Awan dingin berwarna hitam pekat menyelimuti sore bulan Agustus, suatu hal aneh pada daerah tropis seperti ini. Pihak berwenang mengatakan bahwa tahun ini sebagai 'kemarau basah', suatu musim kering yang masih diguyur hujan ringan.
Di tengah pandemi kehidupan menjadi sebuah neraka kecil, orang muak dengan segala perubahan yang ada. Begitu pula kehidupan sosial yang terus berdinamika pada setiap sisi terjauh dan paling dalam. Kini cerita teralih pada adegan sosial yang biasa ditemui di negeri antah berantah. Ya pada suatu sore cerita ini dimulai.

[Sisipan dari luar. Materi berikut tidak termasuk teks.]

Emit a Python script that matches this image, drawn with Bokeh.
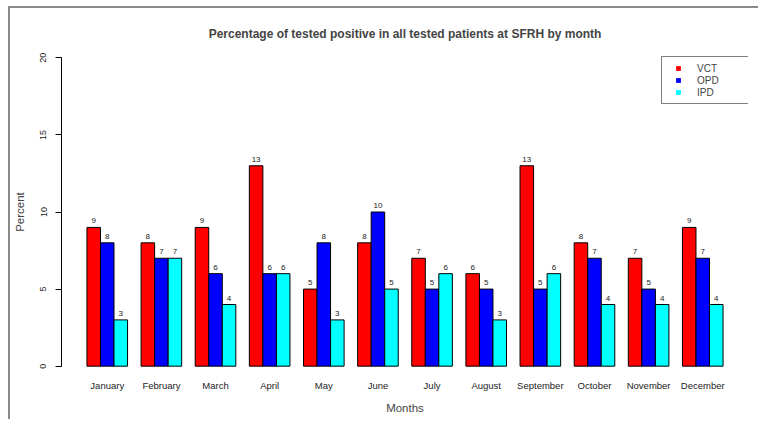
from bokeh.plotting import figure
from bokeh.models import ColumnDataSource, FixedTicker, Legend, LegendItem, Range1d
from bokeh.embed import file_html
from bokeh.resources import INLINE
from bokeh.core.properties import value

months = ["January", "February", "March", "April", "May", "June", "July",
          "August", "September", "October", "November", "December"]
vct = [9, 8, 9, 13, 5, 8, 7, 6, 13, 8, 7, 9]
opd = [8, 7, 6, 6, 8, 10, 5, 5, 5, 7, 5, 7]
ipd = [3, 7, 4, 6, 3, 5, 6, 3, 6, 4, 4, 4]
series_names = ["VCT", "OPD", "IPD"]
series_colors = ["#FF0000", "#0000FF", "#00FFFF"]
y_ticks = [0, 5, 10, 15, 20]

FONT = "Liberation Sans"
n = len(months)
group_centers = [4 * i + 2.5 for i in range(n)]

p = figure(width=750, height=413, output_backend="svg", toolbar_location=None,
           x_range=Range1d(-0.88, 49.88), y_range=Range1d(-0.8, 20.8),
           min_border_left=46, min_border_right=12, min_border_top=37,
           min_border_bottom=43,
           title="Percentage of tested positive in all tested patients at SFRH by month")
p.styles = {"border-left": "2px solid #8a8a8a", "border-top": "2px solid #8a8a8a",
            "margin-left": "8px", "margin-top": "6px"}
p.outline_line_color = None
p.xgrid.visible = False
p.ygrid.visible = False
p.background_fill_color = "white"
p.border_fill_color = "white"

p.title.text_font = FONT
p.title.text_font_size = "12px"
p.title.text_font_style = "bold"
p.title.align = "center"
p.title.standoff = 9

legend_items = []
for k, (name, vals, col) in enumerate(zip(series_names, [vct, opd, ipd], series_colors)):
    xs = [4 * i + 1.5 + k for i in range(n)]
    src = ColumnDataSource(dict(x=xs, top=vals, lab=[str(v) for v in vals]))
    p.vbar(x="x", top="top", bottom=0, width=1, source=src, fill_color=col,
           line_color="black", line_width=1)
    p.text(x="x", y="top", text="lab", source=src, text_align="center",
           text_baseline="bottom", y_offset=-4, text_font_size="8px",
           text_font=value(FONT), text_color="#222222")
    r = p.scatter(x=[float("nan")], y=[float("nan")], marker="square",
                  fill_color=col, line_color=None, size=6)
    legend_items.append(LegendItem(label=name, renderers=[r]))

legend = Legend(items=legend_items, location=(600, 274), padding=5, spacing=0,
                glyph_width=22, glyph_height=12, label_height=12,
                label_standoff=8, label_width=47,
                label_text_font=FONT, label_text_font_size="10px",
                border_line_color="black", border_line_width=1,
                background_fill_color="white", background_fill_alpha=1.0, margin=0)
p.add_layout(legend)

# y axis
ya = p.yaxis[0]
ya.ticker = FixedTicker(ticks=y_ticks)
ya.bounds = (0, 20)
ya.major_tick_in = 0
ya.major_tick_out = 6
ya.minor_tick_line_color = None
ya.major_label_orientation = "vertical"
ya.major_label_text_font = FONT
ya.major_label_text_font_size = "9px"
ya.major_label_text_color = "#222222"
ya.major_label_standoff = 9
ya.axis_label = "Percent"
ya.axis_label_text_font = FONT
ya.axis_label_text_font_size = "11.5px"
ya.axis_label_text_font_style = "normal"
ya.axis_label_standoff = 12
ya.axis_line_color = "black"

# x axis
xa = p.xaxis[0]
xa.ticker = FixedTicker(ticks=group_centers)
xa.major_label_overrides = {c: m for c, m in zip(group_centers, months)}
xa.axis_line_color = None
xa.major_tick_line_color = None
xa.minor_tick_line_color = None
xa.major_tick_in = 0
xa.major_tick_out = 0
xa.major_label_standoff = 1
xa.major_label_text_font = FONT
xa.major_label_text_font_size = "9.5px"
xa.major_label_text_color = "#222222"
xa.axis_label = "Months"
xa.axis_label_text_font = FONT
xa.axis_label_text_font_size = "11.5px"
xa.axis_label_text_font_style = "normal"
xa.axis_label_standoff = 8

open("out.html", "w").write(file_html(p, INLINE))
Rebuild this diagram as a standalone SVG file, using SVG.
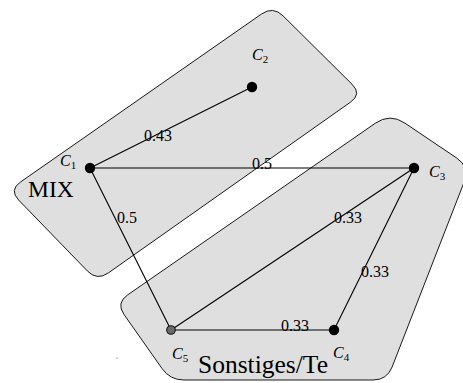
<svg xmlns="http://www.w3.org/2000/svg" width="463" height="383" viewBox="0 0 463 383">
<style>
.cl{fill:#dfdfdf;stroke:#000;stroke-width:0.9}
.e{stroke:#000;stroke-width:1.1;fill:none}
.n{fill:#000}
.w{font-family:"Liberation Serif",serif;font-size:16px;fill:#000;text-anchor:middle}
.nl{font-family:"Liberation Serif",serif;font-size:16px;font-style:italic;fill:#000}
.sub{font-size:11px;font-style:normal}
.big{font-family:"Liberation Serif",serif;fill:#000}
</style>
<rect width="463" height="383" fill="#fff"/>
<g id="cluster-mix">
<path class="cl" d="M 261.5,14 Q 273,6 283,15.8 L 352,84.2 Q 362,94 350.6,102.1 L 108.4,272.9 Q 97,281 87.3,270.9 L 18.7,200.1 Q 9,190 20.5,182 Z"/>
<text class="big" x="28" y="197" font-size="23.5">MIX</text>
</g>
<g id="cluster-sonstiges">
<path class="cl" d="M 127.5,295 L 375.2,123.3 Q 390,113 404.9,123.1 L 456.7,158 Q 470,167 464.2,181.9 L 392.1,367 Q 387,380 373,380 L 184,380 Q 170,380 162,368.5 L 124,314.5 Q 116,303 127.5,295 Z"/>
<text class="big" x="198" y="373" font-size="25.5">Sonstiges/Te</text>
</g>
<circle cx="117" cy="358" r="0.7" fill="#888"/>
<g id="connectors">
<line class="e" x1="90" y1="168" x2="252" y2="87"/>
<line class="e" x1="90" y1="168" x2="414" y2="168"/>
<line class="e" x1="90" y1="168" x2="171" y2="330"/>
<line class="e" x1="171" y1="330" x2="414" y2="168"/>
<line class="e" x1="414" y1="168" x2="334" y2="330"/>
<line class="e" x1="171" y1="330" x2="334" y2="330"/>
<text class="w" x="158" y="141">0.43</text>
<text class="w" x="262" y="169">0.5</text>
<text class="w" x="127" y="223">0.5</text>
<text class="w" x="348" y="223">0.33</text>
<text class="w" x="375" y="277">0.33</text>
<text class="w" x="295" y="331">0.33</text>
</g>
<g id="C1"><circle class="n" cx="90" cy="168" r="5.2"/><text class="nl" x="60" y="166">C<tspan class="sub" dy="3">1</tspan></text></g>
<g id="C2"><circle class="n" cx="252" cy="87" r="5.2"/><text class="nl" x="252" y="60">C<tspan class="sub" dy="3">2</tspan></text></g>
<g id="C3"><circle class="n" cx="414" cy="168" r="5.2"/><text class="nl" x="429" y="177">C<tspan class="sub" dy="3">3</tspan></text></g>
<g id="C4"><circle class="n" cx="334" cy="330" r="5.2"/><text class="nl" x="333" y="358">C<tspan class="sub" dy="3">4</tspan></text></g>
<g id="C5"><circle cx="171" cy="330" r="4.3" fill="#6a6a6a" stroke="#111" stroke-width="1.1"/><text class="nl" x="172" y="359">C<tspan class="sub" dy="3">5</tspan></text></g>
</svg>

Ozoz: "Aku sakit, badan terasa lemas, pusing, mual... Aku ingin diinfus saja!"
Suster: "Sebentar saya periksa dulu Pak"
Suster memeriksa segala tanda vital dari tubuh Ozoz sebagai pasien, tak sampai dari lima menit pemeriksaan usai dan memperoleh hal yang normal.
Suster: "Pak, dari pemeriksaan semua tanda vital bapak bagus; tensi masih bagus 120/80 mmHg, nadinya bagus 85 kali permenit, pernafasan bapak juga bagus 20 kali permenit dan suhu badan 36,5°C. Melihat kondisi bapak, bapak hanya cukup istirahat dan minum obat".
Ozoz: "Tapi aku sakit, suster! Aku ingin dirawat saja!"
Suster: "Bapak masih bisa makan dan minum kan?"
Ozoz: "Masih, tapi saya ingin dirawat saja! Kalau suster menolak saya telpon direktur rumah sakit! Saya dari kelompok Tinju Preman".
Suster: "Oh begitu"
Ozozo: "Sebentar saya telpon direktur dan saya minta gratis, saya tidak mau tahu!"
Suster kembali ke nurse station berbincang dengan rekannya, dan kebijakan keluar. Kebijakan yang melemahkan hukum dan memperkuat peran Tinju Preman. Takut dan penguasa menjadi jalan tol yang lurus dan mudah.